Consider a scenario where a daemon accepts connections, processes them, and then fails to close them:

#include <sys/socket.h>
#include <netinet/in.h>
#include <unistd.h>
#include <stdio.h>
#include <stdlib.h>
#include <string.h>

void handle_client(int client_fd) {
    char buffer[1024];
    ssize_t bytes_read;

    // Read data from client
    bytes_read = read(client_fd, buffer, sizeof(buffer) - 1);
    if (bytes_read <= 0) {
        // Error or connection closed by client
        // IMPORTANT: Close the socket here!
        close(client_fd); // Missing this line causes a leak
        return;
    }
    buffer[bytes_read] = '\0';
    printf("Received: %s\n", buffer);

    // Send a response
    const char* response = "ACK\n";
    write(client_fd, response, strlen(response));

    // PROBLEM: Socket is not closed here!
    // close(client_fd); // This line is missing
}

int main() {
    int server_fd, client_fd;
    struct sockaddr_in address;
    int opt = 1;
    int addrlen = sizeof(address);

    // Create socket
    server_fd = socket(AF_INET, SOCK_STREAM, 0);
    // ... (error checking for socket creation) ...

    // Bind and listen
    // ... (setup address, bind, listen) ...

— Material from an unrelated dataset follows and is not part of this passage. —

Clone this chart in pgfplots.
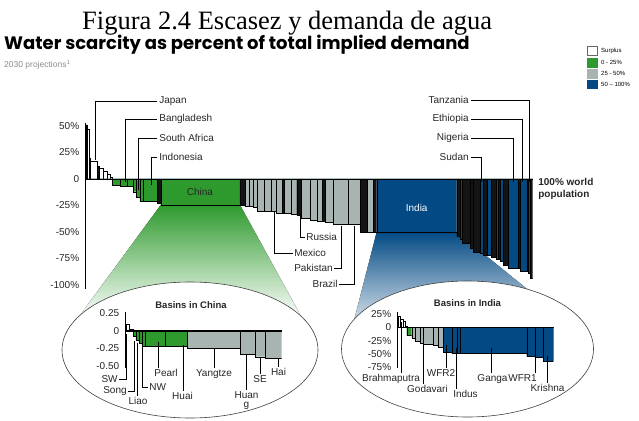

    printf("Server listening...\n");

    while (1) {
        client_fd = accept(server_fd, (struct sockaddr *)&address, (socklen_t*)&addrlen);
        if (client_fd < 0) {
            perror("accept");
            continue;
        }
        handle_client(client_fd); // handle_client doesn't close the socket
    }

    close(server_fd); // This will eventually be reached if server stops
    return 0;
}

In the handle_client function above, the close(client_fd); call is commented out or missing. Each time handle_client returns without closing the socket, that file descriptor is leaked. Over time, this will exhaust the available file descriptors.

The fix is straightforward: ensure close(client_fd); is called before handle_client returns, regardless of whether an error occurred during read/write or if the client disconnected gracefully. For more complex scenarios, consider using a library that manages connection lifecycles or implementing a robust error handling and cleanup mechanism.